Mengenai maslaah Pande di Blahbatuh, Bali Adnyana dalam nomor 1 Minggu, 1 Januari 1928, menyampaikan sebagai berikut: "begitu juga yang lebih mengherankan lagi hati kami dengan keadaan dalam Onderafdeling Gianyar, dimana Afdeling itu ada atas pimpinannya seorang Regent (setingkat Bupati) yang asal keturunan raja disitu, yaitu yang tak kurang daripada patut menjaga betul akan keselamatan dan keteguhan agama kita, hingga bisa juga terjadi sebagai di Mengwi ...........Tiba-tiba sekarang lantas ada sebagai di Blahbatuh lalu terkabul permohonannya.
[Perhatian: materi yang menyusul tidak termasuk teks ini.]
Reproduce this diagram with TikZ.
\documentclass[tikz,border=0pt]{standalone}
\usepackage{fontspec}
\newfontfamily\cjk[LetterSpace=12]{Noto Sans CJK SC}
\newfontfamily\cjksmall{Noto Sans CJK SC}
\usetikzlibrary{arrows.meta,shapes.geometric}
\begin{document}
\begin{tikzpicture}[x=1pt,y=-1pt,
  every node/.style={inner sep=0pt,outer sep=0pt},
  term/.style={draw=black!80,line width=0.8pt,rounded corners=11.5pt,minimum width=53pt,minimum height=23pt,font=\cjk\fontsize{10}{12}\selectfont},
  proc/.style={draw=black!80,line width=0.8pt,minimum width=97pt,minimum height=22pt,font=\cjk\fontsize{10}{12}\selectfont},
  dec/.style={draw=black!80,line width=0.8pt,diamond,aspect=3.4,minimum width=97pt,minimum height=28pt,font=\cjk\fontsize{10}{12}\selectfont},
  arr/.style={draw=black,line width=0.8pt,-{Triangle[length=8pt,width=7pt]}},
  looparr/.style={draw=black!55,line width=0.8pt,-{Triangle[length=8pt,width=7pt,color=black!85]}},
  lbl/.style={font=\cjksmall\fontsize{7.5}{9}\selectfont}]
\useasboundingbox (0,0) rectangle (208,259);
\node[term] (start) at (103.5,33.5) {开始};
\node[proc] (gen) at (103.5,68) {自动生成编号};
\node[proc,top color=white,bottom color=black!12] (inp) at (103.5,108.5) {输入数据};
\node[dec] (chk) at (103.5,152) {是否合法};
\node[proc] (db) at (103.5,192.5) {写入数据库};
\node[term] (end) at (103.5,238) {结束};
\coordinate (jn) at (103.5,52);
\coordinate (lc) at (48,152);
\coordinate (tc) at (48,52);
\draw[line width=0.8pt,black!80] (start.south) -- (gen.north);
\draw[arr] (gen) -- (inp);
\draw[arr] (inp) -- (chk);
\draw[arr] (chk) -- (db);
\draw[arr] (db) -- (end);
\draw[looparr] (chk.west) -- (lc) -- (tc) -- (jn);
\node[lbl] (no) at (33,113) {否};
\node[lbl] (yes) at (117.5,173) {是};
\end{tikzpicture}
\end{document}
Dalam hal ini timbulah pernyataan dalam hati kami; Atas kemauan siapakah merubah itu aturan dahulu ??? Kalau umpama dari kemauan Regent atau Pedanda Lid Raad Kerta, adalah kami anggap perbuatan itu tak patut sekali-kali, sebab beliau sekalian masih orang Bali yang memeluk juga Agama Bali, malah sebaliknya beliau harus mempertahankan sedapat-dapatnya ....................Kalau memang Regent bermaksud menuruti kemauan bangsa Pande barangkali baik kalau dimohonkan pada Pemerintah ia tinggal terasing dari tempat desa bekasnya ia metirta Pedanda, supaya percekcokan jangan terjadi dan sekalian hak-haknya dalam desa itu dihapuskan, sebab memang atas kemauannya sendiri ia meninggalkan haknya".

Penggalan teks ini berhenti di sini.